Jesus uses the rich man’s money to highlight how he is putting his hope in something other than God. And I think we all know something of that struggle don’t we?
Whether we lack money right now or whether we are currently living in plenty, we know how easy it is to give money too much power in our lives. We can make it a god whether we are worrying about whether we have enough, or storing it up for a rainy day. Our income level doesn’t affect the issue of our heart. If money is our god when we earn our first 1k it’s still going to be our god when we earn 100k. Jesus talks about money a lot, it’s like he knows it will be a challenge for us! Everytime he speaks about money he puts it in its place, below God, as a tool, as a gift.
2020 is a year that has left the whole world in a state of flux and uncertainty and we would be naive to think this hasn’t affected how we view our money. So maybe so it’s time for us to have a quick check in, how are we doing with money? It is in its place? How has 2020 affected my relationship with money? Let’s be honest here, if it’s caused anxiety let’s name that, if we have developed greed under the guise of ‘being responsible’ let’s name that. If Jesus think’s money is a topic he needed to keep talking about then we probably do to. If Jesus said to us today ‘give all you have to the poor’ how would we respond? With sheer panic and fear or with open hands acknowledging that it’s all gift. You know what? I’m not sure I’m quite there yet but I long to be. Would you join me in praying now?
PRAYER:
Jesus, thank you for this challenging passage of scripture, thank you for the challenge to align our actions with our words. And thank you for shining the spot light on our attitude to money. God we know how often we let money become a god, directing our thoughts and our hearts. Please show us today where this year has changed our view of money and help us to put it in its right place. Amen.
BIBLE READING: Matthew 19:16-30
Just then a man came up to Jesus and asked, ‘Teacher, what good thing must I do to get eternal life?’
‘Why do you ask me about what is good?’ Jesus replied. ‘There is only One who is good. If you want to enter life, keep the commandments.’
‘Which ones?’ he enquired.
Jesus replied, ‘“You shall not murder, you shall not commit adultery, you shall not steal, you shall not give false testimony, honour your father and mother,” and “love your neighbour as yourself.”’

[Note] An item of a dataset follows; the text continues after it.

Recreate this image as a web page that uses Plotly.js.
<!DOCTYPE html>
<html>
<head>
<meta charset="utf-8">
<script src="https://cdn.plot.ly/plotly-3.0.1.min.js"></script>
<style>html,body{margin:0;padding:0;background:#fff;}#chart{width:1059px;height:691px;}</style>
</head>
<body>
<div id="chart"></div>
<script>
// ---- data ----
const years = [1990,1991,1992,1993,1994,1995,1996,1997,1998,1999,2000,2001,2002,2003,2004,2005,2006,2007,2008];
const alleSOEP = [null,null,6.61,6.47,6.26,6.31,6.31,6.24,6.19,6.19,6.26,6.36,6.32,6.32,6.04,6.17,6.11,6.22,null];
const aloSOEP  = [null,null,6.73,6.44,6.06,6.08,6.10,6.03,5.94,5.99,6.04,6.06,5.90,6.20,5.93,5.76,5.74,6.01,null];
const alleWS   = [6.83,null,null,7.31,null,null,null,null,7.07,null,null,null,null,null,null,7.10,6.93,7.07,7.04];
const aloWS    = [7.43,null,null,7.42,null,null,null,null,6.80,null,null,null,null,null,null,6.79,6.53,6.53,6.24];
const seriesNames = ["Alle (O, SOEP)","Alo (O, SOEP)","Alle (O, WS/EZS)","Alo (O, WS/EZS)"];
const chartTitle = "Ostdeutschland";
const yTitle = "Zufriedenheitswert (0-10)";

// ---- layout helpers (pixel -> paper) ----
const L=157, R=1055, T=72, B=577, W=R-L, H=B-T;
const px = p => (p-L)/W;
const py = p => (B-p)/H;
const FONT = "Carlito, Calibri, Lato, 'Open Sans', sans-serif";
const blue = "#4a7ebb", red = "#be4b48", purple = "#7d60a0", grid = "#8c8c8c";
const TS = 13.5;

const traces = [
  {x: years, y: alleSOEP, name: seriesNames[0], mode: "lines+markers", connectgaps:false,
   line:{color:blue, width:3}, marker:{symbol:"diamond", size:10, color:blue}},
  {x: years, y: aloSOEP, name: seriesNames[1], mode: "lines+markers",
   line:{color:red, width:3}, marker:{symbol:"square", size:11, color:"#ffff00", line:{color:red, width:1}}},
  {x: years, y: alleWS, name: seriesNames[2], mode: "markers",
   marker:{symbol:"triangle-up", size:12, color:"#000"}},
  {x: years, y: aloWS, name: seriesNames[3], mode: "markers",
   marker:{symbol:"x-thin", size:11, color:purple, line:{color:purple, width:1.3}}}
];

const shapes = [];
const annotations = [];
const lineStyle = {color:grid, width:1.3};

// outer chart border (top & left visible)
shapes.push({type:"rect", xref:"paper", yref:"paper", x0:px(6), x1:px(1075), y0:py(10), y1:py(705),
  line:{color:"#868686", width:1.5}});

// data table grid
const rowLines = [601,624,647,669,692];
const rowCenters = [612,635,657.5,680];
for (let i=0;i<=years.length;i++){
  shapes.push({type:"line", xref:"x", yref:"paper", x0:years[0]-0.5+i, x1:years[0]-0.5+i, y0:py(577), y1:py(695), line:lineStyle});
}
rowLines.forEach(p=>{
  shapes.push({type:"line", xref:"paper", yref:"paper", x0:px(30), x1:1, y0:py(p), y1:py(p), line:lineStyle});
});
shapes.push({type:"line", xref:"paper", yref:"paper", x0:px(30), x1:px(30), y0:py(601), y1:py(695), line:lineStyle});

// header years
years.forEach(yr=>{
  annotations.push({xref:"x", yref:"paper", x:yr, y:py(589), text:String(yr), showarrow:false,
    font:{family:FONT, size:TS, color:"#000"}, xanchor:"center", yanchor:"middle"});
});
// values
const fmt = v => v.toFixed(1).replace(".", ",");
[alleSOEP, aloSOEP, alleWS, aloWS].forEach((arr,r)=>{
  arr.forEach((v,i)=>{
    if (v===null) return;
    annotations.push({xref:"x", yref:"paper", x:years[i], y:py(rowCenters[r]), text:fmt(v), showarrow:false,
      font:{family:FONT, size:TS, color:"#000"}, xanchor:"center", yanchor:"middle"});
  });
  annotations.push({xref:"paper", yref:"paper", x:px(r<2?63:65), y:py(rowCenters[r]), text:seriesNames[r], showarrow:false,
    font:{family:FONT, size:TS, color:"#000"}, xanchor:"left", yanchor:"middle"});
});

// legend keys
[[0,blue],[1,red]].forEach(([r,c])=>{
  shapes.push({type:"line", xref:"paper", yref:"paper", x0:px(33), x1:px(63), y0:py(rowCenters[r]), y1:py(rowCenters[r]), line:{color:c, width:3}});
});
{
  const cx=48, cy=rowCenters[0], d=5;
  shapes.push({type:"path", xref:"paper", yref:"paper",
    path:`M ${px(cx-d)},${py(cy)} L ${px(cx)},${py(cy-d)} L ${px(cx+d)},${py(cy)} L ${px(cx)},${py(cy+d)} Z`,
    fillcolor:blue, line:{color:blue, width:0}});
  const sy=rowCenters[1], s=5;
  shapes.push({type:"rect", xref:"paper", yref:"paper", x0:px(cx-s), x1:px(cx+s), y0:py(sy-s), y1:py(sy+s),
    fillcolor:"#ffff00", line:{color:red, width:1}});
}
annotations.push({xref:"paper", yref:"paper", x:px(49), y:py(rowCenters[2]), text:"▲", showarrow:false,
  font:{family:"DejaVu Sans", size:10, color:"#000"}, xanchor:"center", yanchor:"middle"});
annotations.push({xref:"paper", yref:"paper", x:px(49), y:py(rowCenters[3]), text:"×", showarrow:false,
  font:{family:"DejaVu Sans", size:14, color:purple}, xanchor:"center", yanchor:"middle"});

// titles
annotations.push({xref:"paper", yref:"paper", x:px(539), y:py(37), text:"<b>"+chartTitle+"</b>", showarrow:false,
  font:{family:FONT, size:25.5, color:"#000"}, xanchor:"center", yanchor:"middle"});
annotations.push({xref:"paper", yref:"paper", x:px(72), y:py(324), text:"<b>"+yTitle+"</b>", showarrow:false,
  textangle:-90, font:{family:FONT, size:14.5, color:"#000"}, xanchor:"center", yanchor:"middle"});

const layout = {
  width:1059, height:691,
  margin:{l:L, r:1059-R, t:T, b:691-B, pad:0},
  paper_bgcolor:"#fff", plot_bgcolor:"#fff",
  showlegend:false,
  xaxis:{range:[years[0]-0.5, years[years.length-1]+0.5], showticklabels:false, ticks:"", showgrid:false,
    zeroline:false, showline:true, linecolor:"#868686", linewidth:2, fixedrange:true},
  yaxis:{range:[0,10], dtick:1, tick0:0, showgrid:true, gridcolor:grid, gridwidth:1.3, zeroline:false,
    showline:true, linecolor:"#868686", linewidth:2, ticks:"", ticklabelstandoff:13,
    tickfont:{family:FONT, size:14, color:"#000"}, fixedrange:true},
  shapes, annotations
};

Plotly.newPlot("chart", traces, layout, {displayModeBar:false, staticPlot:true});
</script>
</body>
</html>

‘All these I have kept,’ the young man said. ‘What do I still lack?’
Jesus answered, ‘If you want to be perfect, go, sell your possessions and give to the poor, and you will have treasure in heaven. Then come, follow me.’

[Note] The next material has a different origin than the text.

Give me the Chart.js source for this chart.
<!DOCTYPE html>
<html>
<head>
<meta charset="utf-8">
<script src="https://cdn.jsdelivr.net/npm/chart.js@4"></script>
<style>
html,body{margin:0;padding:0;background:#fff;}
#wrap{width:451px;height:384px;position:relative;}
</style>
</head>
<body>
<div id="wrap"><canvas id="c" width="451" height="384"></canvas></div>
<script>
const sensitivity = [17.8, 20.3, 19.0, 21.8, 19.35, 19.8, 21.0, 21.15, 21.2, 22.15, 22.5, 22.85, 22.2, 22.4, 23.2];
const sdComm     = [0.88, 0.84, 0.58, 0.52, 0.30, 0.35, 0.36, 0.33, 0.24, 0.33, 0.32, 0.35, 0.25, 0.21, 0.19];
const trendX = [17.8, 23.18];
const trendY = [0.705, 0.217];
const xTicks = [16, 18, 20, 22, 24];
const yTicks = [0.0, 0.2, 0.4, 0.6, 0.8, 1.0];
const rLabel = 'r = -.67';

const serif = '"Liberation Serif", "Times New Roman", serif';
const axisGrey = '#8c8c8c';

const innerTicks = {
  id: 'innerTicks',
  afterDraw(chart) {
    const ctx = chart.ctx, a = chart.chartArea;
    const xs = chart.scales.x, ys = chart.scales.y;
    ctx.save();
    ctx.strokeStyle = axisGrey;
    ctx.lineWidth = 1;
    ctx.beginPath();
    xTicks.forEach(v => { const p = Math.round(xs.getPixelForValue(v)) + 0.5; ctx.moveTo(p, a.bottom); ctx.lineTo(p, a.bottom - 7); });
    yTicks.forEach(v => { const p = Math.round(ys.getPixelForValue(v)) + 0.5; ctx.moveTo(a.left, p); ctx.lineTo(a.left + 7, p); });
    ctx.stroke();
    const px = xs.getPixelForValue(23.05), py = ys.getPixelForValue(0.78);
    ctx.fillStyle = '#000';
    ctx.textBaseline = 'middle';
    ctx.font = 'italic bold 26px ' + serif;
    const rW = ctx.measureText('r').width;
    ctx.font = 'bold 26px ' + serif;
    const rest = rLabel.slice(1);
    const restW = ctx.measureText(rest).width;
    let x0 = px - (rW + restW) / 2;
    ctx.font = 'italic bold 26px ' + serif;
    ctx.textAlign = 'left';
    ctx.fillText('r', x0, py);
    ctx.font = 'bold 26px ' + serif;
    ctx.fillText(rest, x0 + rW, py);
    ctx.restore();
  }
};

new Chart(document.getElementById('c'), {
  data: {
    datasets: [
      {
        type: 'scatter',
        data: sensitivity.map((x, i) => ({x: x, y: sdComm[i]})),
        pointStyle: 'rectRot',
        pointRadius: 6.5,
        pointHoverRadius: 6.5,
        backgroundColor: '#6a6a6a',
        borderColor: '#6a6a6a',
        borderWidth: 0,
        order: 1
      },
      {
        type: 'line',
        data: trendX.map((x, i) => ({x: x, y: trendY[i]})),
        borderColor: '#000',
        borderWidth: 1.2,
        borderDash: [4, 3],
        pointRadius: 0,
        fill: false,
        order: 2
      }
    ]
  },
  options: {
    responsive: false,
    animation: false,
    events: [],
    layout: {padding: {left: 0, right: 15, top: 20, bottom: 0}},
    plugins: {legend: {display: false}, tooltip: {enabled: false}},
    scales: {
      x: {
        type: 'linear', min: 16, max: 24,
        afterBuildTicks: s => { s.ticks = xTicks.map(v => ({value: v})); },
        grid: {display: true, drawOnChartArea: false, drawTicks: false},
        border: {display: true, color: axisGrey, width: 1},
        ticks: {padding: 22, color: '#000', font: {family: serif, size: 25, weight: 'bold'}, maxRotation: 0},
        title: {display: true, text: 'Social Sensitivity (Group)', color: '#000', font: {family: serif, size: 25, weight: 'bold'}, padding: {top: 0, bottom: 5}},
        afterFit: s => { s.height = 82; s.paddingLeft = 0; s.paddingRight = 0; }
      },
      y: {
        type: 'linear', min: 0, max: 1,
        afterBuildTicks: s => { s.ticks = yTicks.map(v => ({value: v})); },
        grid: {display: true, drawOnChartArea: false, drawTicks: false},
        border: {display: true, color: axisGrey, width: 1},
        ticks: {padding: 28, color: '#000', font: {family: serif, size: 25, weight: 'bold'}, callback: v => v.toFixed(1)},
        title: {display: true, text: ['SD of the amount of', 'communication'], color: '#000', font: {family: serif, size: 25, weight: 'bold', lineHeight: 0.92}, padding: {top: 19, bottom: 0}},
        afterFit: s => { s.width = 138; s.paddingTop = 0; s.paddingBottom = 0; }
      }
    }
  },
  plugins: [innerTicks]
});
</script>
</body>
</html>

When the young man heard this, he went away sad, because he had great wealth.
Then Jesus said to his disciples, ‘Truly I tell you, it is hard for someone who is rich to enter the kingdom of heaven. Again I tell you, it is easier for a camel to go through the eye of a needle than for someone who is rich to enter the kingdom of God.’
When the disciples heard this, they were greatly astonished and asked, ‘Who then can be saved?’
Jesus looked at them and said, ‘With man this is impossible, but with God all things are possible.’
Peter answered him, ‘We have left everything to follow you! What then will there be for us?’
Jesus said to them, ‘Truly I tell you, at the renewal of all things, when the Son of Man sits on his glorious throne, you who have followed me will also sit on twelve thrones, judging the twelve tribes of Israel. And everyone who has left houses or brothers or sisters or father or mother or wife or children or fields for my sake will receive a hundred times as much and will inherit eternal life. But many who are first will be last, and many who are last will be first.